Während Akhtar erzählt, wie Geld zu Terror wird, der wiederum neue Geldquellen sprudeln lässt, konzentriert sich George Brant in seinem Monologstück "Am Boden" ganz auf die Kämpfer*innen, die das US-Militär in seinen "War on Terror" schickt. Bis zu ihrer Schwangerschaft war die von Sarah Grunert gespielte Kampfpilotin immer mitten im Kriegsgeschehen. Doch nun bekommt sie eine neue Aufgabe. Von einem Air-Force-Stützpunkt in Nevada aus soll sie eine Reaper-Drohne steuern. Nur kann das Grau der Monitorbilder aus der Wüste am anderen Ende der Welt kein Ersatz für das Blau des Himmels sein, das sie früher so berauscht hat.

Natürlich ergänzen sich die beiden Stücke thematisch. Doch reizvoll wird das Doppel durch eine eher unterschwellige Verbindung: Auch Brant löst eine realistische Situation Schritt für Schritt auf. Die Pilotin verliert an ihrem Bildschirm mehr und mehr den Kontakt zur Realität. Die ständige Überwachung und ein Krieg, der eben nicht mehr auf dem Schlachtfeld geführt wird, gebären paranoide Phantasien und Wahnvorstellungen – die Sarah Grunert allerdings nur ansatzweise mit Leben füllen kann. In der nicht einmal eine Stunde dauernden Inszenierung von "Am Boden" muss sie von einem Gefühlszustand zum nächsten hetzen. Aus einem graduellen Prozess wird so ein plakatives Psychodrama, das die Fragen, die es aufwirft, viel zu schnell beantwortet.

 

Die unsichtbare Hand
von Ayad Akhtar
Deutsche Erstaufführung
Deutsch von Barbara Christ

Am Boden
von George Brant
Deutsch von Henning Bochert

Regie: Anselm Weber, Bühne: Raimund Bauer, Kostüme: Irina Bartels, Musik: Thomas Osterhoff, Video: Bibi Abel, Sounddesign: Friedrich M. Dosch, Licht: Bernd Felder, Dramaturgie: Olaf Kröck / Alexander Leiffheidt, Sprachcoach Punjabi: Qamar Naqvi.
Mit: Samuel Simon, Heiko Raulin, Omar El-Saeidi, Matthias Redlhammer / Sarah Grunert.
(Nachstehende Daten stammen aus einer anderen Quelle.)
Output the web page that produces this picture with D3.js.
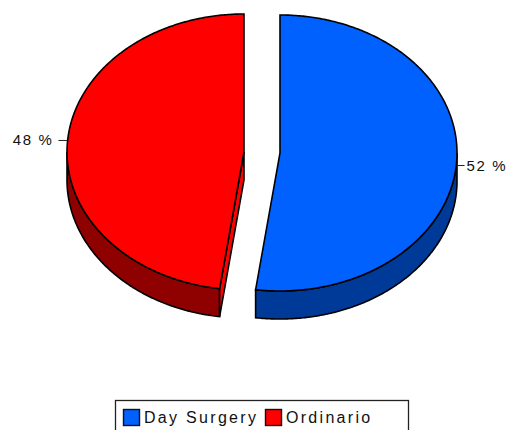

Dauer: 2 Stunden 50 Minuten, zwei Pausen

www.schauspielhausbochum.de

 

Kritikenrundschau

"'Die unsichtbare Hand' (...) wirkt wie ein Stück virtuelle Realität, eine Versuchsanordnung auf Basis tatsächlicher Konflikte", schreibt Max Florian Kühlem in den Ruhrnachrichten (5.12.2016). Die Darsteller, "allen voran Omar El-Saeidis doppelgesichtiger Entführer Bashir", hielten die Spannung durch "solides, aber manchmal etwas eindimensionales Spiel" am Kochen. Sarah Grunerts Monolog in "Am Boden" würdigt Kühlem als "eindrucksvolles Solo".

Im Deutschlandradio Fazit (4.12.2016) spricht und auf der Seite des Deutschlandfunks (5.12.2016) schreibt Dorothea Marcus begeistert von Stück und Inszenierung, die zum Ausdruck brächten, "wie jede moralische und demokratische Veranstaltung ein hilfloses Feigenblättchen ist, angesichts der digitalen Übermacht, der wir letztlich ausgeliefert sind". die Schauspieler agierten "glänzend", allen voran Omar El-Saedi, der den Terroristen Bashir als "schillernde Robin Hood-Figur anlegt". Nur "schlüssig" sei es , wenn im Monolog "Am Boden" Sarah Grunert eine Drohnenpilotin spiele, die "vor lauter Entfremdung und Überwachung in den Wahnsinn" gehe. "Letztlich erscheinen an diesem Abend doch alle menschliche Schicksale und moralischen Werte nur noch lächerliches Spielmaterial im Netz des Finanzkapitalismus."

Mit dem ersten Teil dieses Doppelabends ist Martin Krumbholz in der Süddeutschen Zeitung (7.12.2016) unzufrieden: "Zieht man die Thriller-Effekte ab, erweist sich 'Die unsichtbare Hand' als satirisch zugespitztes Denkspiel für BWLer auf der einen, Globalisierungskritiker auf der anderen Seite. Doch Anselm Webers schwerfällige Regie mag sich weder für den kompakten Thriller noch für die smarte Satire entscheiden; in dieser Form sind Stück und Regie tot wie kaltes Hammelfleisch." Bei "Am Boden" hingegen herrsche "eine ganz andere Dynamik. In diesem Fall erweist sich Webers vornehme Zurückhaltung einmal als Vorteil". Aus dem Monolog werde in Bochum ein "fabelhaft morbides Solo für Sarah Grunert".